How out-of-home delivery can help retailers recover lost customers

Modern Expo Stand: A40

Out-of-home is becoming part of retail experience

Out-of-home delivery is no longer only a carrier infrastructure question. It is increasingly part of how retailers shape convenience, returns, store visits and customer loyalty.

Jacek Powałka’s session at DELIVER Europe 2026 focused on how lockers, PUDO points and adjacent smart logistics solutions can help retailers recover customer engagement. The wider point was that delivery experience influences whether customers shop again, how they return items and how they interact with physical stores.

For retailers, this makes out-of-home a strategic customer experience lever, not just a delivery option.

Lockers and PUDO can work together

The session positioned lockers and PUDO points as complementary rather than competing formats.

Parcel lockers can offer a more automated, frictionless experience, especially where customers want speed, flexibility and no queue. PUDO locations can add flexibility during peak periods and provide broader reach where automated locker density is still developing.

The right model depends on market maturity, customer behaviour, store network and operational goals. In some markets, lockers may become the preferred experience as density increases. In others, hybrid models may remain more practical.

Returns are a key adoption driver

Returns were presented as one of the strongest use cases for automated out-of-home solutions.

Customers want returns to be simple, fast and convenient. Retailers want to reduce friction, queues and operational handling. Automated returns infrastructure can help by creating a clear, self-service process that supports both sides.

This matters because returns are often where customer frustration becomes visible. A smooth return can protect loyalty, while a poor return experience can damage the customer relationship even after a successful sale.

Relevance creates stronger locker economics

The session also explored the importance of making locker networks more relevant.

A locker network can become more useful when it supports multiple services, not only standard parcel pickup. Examples included click and collect, returns, digital signage, grocery collection, vending-style services, smart city hubs and battery swapping for micromobility.

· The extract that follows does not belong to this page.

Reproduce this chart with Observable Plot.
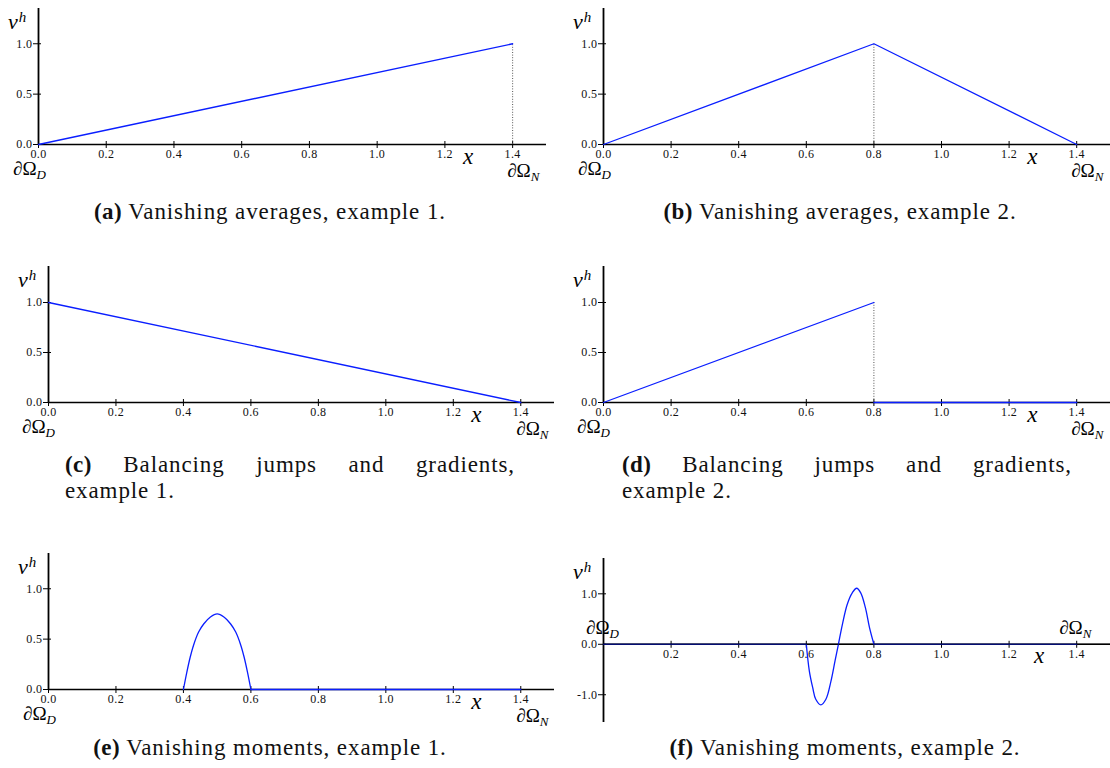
<!DOCTYPE html>
<html><head><meta charset="utf-8">
<script src="https://cdn.jsdelivr.net/npm/d3@7"></script>
<script src="https://cdn.jsdelivr.net/npm/@observablehq/plot@0.6"></script>
<style>
body{margin:0;background:#fff;}
#fig{position:relative;width:1110px;height:768px;overflow:hidden;background:#fff;}
.lab{position:absolute;white-space:nowrap;font-family:"Liberation Serif",serif;color:#000;line-height:0.8;}
.cap{position:absolute;font-family:"Liberation Serif",serif;font-size:23px;line-height:26px;letter-spacing:0.9px;color:#111;white-space:nowrap;}
.cap b{letter-spacing:0.4px;}
.it{font-style:italic;}
</style></head><body><div id="fig"></div>
<script>
// ---------- data ----------
const X_TICKS = [0, 0.2, 0.4, 0.6, 0.8, 1.0, 1.2, 1.4];
const X_TICKS_F = [0.2, 0.4, 0.6, 0.8, 1.0, 1.2, 1.4];
const Y_TICKS = [0, 0.5, 1.0];
const Y_TICKS_F = [-1.0, 0, 1.0];

// (a) vanishing averages, example 1
const aX = [0, 1.4];
const aY = [0, 1.0];
const aJumpX = [1.4];
const aJumpY = [1.0];
// (b) vanishing averages, example 2
const bX = [0, 0.8, 1.4];
const bY = [0, 1.0, 0];
const bJumpX = [0.8];
const bJumpY = [1.0];
// (c) balancing jumps and gradients, example 1
const cX = [0, 1.4];
const cY = [1.0, 0];
// (d) balancing jumps and gradients, example 2
const dX1 = [0, 0.8];
const dY1 = [0, 1.0];
const dX2 = [0.8, 1.4];
const dY2 = [0, 0];
const dJumpX = [0.8];
const dJumpY = [1.0];
// (e) vanishing moments, example 1
const eBumpX = [0.40, 0.41, 0.42, 0.43, 0.445, 0.46, 0.48, 0.50, 0.52, 0.54, 0.555, 0.57, 0.58, 0.59, 0.60];
const eBumpY = [0, 0.17, 0.32, 0.44, 0.57, 0.65, 0.72, 0.75, 0.72, 0.65, 0.57, 0.44, 0.32, 0.17, 0];
const eFlatX = [0.6, 1.4];
const eFlatY = [0, 0];
// (f) vanishing moments, example 2
const fFlat1X = [0, 0.6];
const fFlat1Y = [0, 0];
const fBumpX = [0.60, 0.609, 0.619, 0.628, 0.643, 0.658, 0.673, 0.685, 0.695, 0.707, 0.721, 0.736, 0.749, 0.761, 0.775, 0.787, 0.80];
const fBumpY = [0, -0.53, -0.86, -1.09, -1.20, -1.09, -0.73, -0.33, 0, 0.40, 0.79, 1.02, 1.11, 1.02, 0.72, 0.33, 0];
const fFlat2X = [0.8, 1.4];
const fFlat2Y = [0, 0];

const CAP_TAGS = ["(a)", "(b)", "(c)", "(d)", "(e)", "(f)"];
const CAP_TEXTS = [
  "Vanishing averages, example 1.",
  "Vanishing averages, example 2.",
  "Balancing jumps and gradients,|example 1.",
  "Balancing jumps and gradients,|example 2.",
  "Vanishing moments, example 1.",
  "Vanishing moments, example 2."
];

// ---------- layout ----------
const BLUE = "#0a1eff";
const layout = {
  a: {left: 0,   top: 0,   width: 555, height: 170, ml: 38, mr: 9, mt: 8, mb: 26, ymin: 0, ymax: 1.35, dB: 31, nB: 33, nDx: -5, dDx: -25, xAt: 1.27, xB: 21},
  b: {left: 560, top: 0,   width: 550, height: 170, ml: 43, mr: 0, mt: 8, mb: 26, ymin: 0, ymax: 1.35, dB: 31, nB: 33, nDx: -5, dDx: -25, xAt: 1.27, xB: 21},
  c: {left: 0,   top: 262, width: 560, height: 170, ml: 48, mr: 6, mt: 4, mb: 30, ymin: 0, ymax: 1.36, dB: 31, nB: 33, nDx: -4, dDx: -26, xAt: 1.27, xB: 21},
  d: {left: 560, top: 262, width: 550, height: 170, ml: 43, mr: 0, mt: 4, mb: 30, ymin: 0, ymax: 1.36, dB: 31, nB: 33, nDx: -5, dDx: -26, xAt: 1.27, xB: 21},
  e: {left: 0,   top: 549, width: 560, height: 170, ml: 48, mr: 6, mt: 4, mb: 30, ymin: 0, ymax: 1.35, dB: 31, nB: 33, nDx: -4, dDx: -25, xAt: 1.27, xB: 21},
  f: {left: 560, top: 552, width: 550, height: 180, ml: 43, mr: 0, mt: 6, mb: 10, ymin: -1.55, ymax: 1.7, dB: -10, nB: -10, nDx: -17, dDx: -17, xAt: 1.29, xB: 20}
};
const capLayout = [
  {center: 270, top: 199},
  {center: 840, top: 199},
  {left: 65, width: 450, top: 452},
  {left: 622, width: 450, top: 452},
  {center: 270, top: 735},
  {center: 845, top: 735}
];

const fig = document.getElementById("fig");
const pts = (xs, ys) => xs.map((x, i) => ({x, y: ys[i]}));

function blueLine(xs, ys, curve) {
  return Plot.line(pts(xs, ys), {x: "x", y: "y", stroke: BLUE, strokeWidth: 1.3, curve: curve || "linear"});
}
function jump(xs, ys) {
  return Plot.ruleX(pts(xs, ys), {x: "x", y1: () => 0, y2: "y", stroke: "#555", strokeWidth: 1, strokeDasharray: "1,1.6"});
}

function addLabel(html, left, baseline, fontSize, center) {
  const d = document.createElement("div");
  d.className = "lab";
  d.style.left = left + "px";
  d.style.top = (baseline - 0.7375 * fontSize) + "px";
  d.style.fontSize = fontSize + "px";
  if (center) d.style.transform = "translateX(-50%)";
  d.innerHTML = html;
  fig.appendChild(d);
}

function drawPanel(key, xTicks, xTickLabels, yTicks, dataMarks, topMarks) {
  const L = layout[key];
  const chart = Plot.plot({
    width: L.width, height: L.height,
    marginLeft: L.ml, marginRight: L.mr, marginTop: L.mt, marginBottom: L.mb,
    x: {domain: [0, 1.5], axis: null},
    y: {domain: [L.ymin, L.ymax], axis: null},
    style: {fontFamily: "'Liberation Serif', serif", fontSize: "12px", background: "none", overflow: "visible", color: "#111", letterSpacing: "0.4px"},
    marks: [
      Plot.ruleY([0], {stroke: "#000", strokeWidth: 1.4}),
      Plot.ruleX([0], {stroke: "#000", strokeWidth: 1.8}),
      Plot.ruleX(xTicks, {x: d => d, y1: () => 0, y2: () => 0, insetTop: -3, insetBottom: -4, stroke: "#000", strokeWidth: 1}),
      Plot.ruleY(yTicks, {y: d => d, x1: () => 0, x2: () => 0, insetLeft: -5, insetRight: -3, stroke: "#000", strokeWidth: 1}),
      Plot.text(xTickLabels, {x: d => d, y: () => 0, text: d => d.toFixed(1), dy: 10}),
      Plot.text(yTicks, {x: () => 0, y: d => d, text: d => d.toFixed(1), textAnchor: "end", dx: -6}),
      ...dataMarks,
      ...(topMarks || [])
    ]
  });
  chart.style.position = "absolute";
  chart.style.left = L.left + "px";
  chart.style.top = L.top + "px";
  fig.appendChild(chart);

  const sx = chart.scale("x"), sy = chart.scale("y");
  const X = v => L.left + sx.apply(v);
  const Y = v => L.top + sy.apply(v);
  const axisX = X(0), axisTop = Y(L.ymax), y0 = Y(0);
  // v^h
  addLabel('<span class="it">v</span><span class="it" style="font-size:15px;position:relative;top:-7px;left:1px">h</span>', axisX - 30, axisTop + 21, 22);
  // x
  addLabel('<span class="it">x</span>', X(L.xAt), y0 + L.xB, 23, true);
  // boundaries
  addLabel('∂Ω<span class="it" style="font-size:13px;position:relative;top:4px">D</span>', axisX + L.dDx, y0 + L.dB, 19);
  addLabel('∂Ω<span class="it" style="font-size:13px;position:relative;top:4px">N</span>', X(1.4) + L.nDx, y0 + L.nB, 19);
  return chart;
}

drawPanel("a", X_TICKS, X_TICKS, Y_TICKS, [jump(aJumpX, aJumpY), blueLine(aX, aY)]);
drawPanel("b", X_TICKS, X_TICKS, Y_TICKS, [jump(bJumpX, bJumpY), blueLine(bX, bY)]);
drawPanel("c", X_TICKS, X_TICKS, Y_TICKS, [blueLine(cX, cY)]);
drawPanel("d", X_TICKS, X_TICKS, Y_TICKS, [jump(dJumpX, dJumpY), blueLine(dX1, dY1), blueLine(dX2, dY2)]);
drawPanel("e", X_TICKS, X_TICKS, Y_TICKS, [blueLine(eBumpX, eBumpY, "catmull-rom"), blueLine(eFlatX, eFlatY)]);
drawPanel("f", X_TICKS_F, X_TICKS_F, Y_TICKS_F,
  [blueLine(fFlat1X, fFlat1Y), blueLine(fBumpX, fBumpY, "catmull-rom"), blueLine(fFlat2X, fFlat2Y)],
  [Plot.ruleY([0], {stroke: "#000", strokeOpacity: 0.55, strokeWidth: 1.6})]);

// captions
CAP_TEXTS.forEach((t, i) => {
  const C = capLayout[i];
  const parts = t.split("|");
  if (parts.length === 1) {
    const d = document.createElement("div");
    d.className = "cap";
    d.style.left = (C.center - 300) + "px";
    d.style.width = "600px";
    d.style.textAlign = "center";
    d.style.top = C.top + "px";
    d.innerHTML = "<b>" + CAP_TAGS[i] + "</b> " + parts[0];
    fig.appendChild(d);
  } else {
    const d1 = document.createElement("div");
    d1.className = "cap";
    d1.style.left = C.left + "px";
    d1.style.width = C.width + "px";
    d1.style.whiteSpace = "normal";
    d1.style.textAlign = "justify";
    d1.style.textAlignLast = "justify";
    d1.style.top = C.top + "px";
    d1.innerHTML = "<b>" + CAP_TAGS[i] + "</b> " + parts[0];
    fig.appendChild(d1);
    const d2 = document.createElement("div");
    d2.className = "cap";
    d2.style.left = C.left + "px";
    d2.style.top = (C.top + 26) + "px";
    d2.textContent = parts[1];
    fig.appendChild(d2);
  }
});
</script></body></html>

This broader relevance can improve customer adoption and strengthen the commercial model. The more reasons customers have to use a location, the more valuable that infrastructure becomes.

What this means for the DELIVER community

Out-of-home delivery is moving towards a more flexible, service-led model.

For retailers, the opportunity is to use lockers and collection points to improve convenience, reduce queues, support returns and create new reasons for customers to engage with stores. For logistics providers, the challenge is to build networks that are dense, reliable and operationally efficient. For technology and infrastructure partners, the opportunity is to design solutions that fit specific market needs rather than assuming one format works everywhere.

The future of out-of-home will likely be shaped by relevance: locations and solutions that solve more customer problems will be better placed to drive adoption.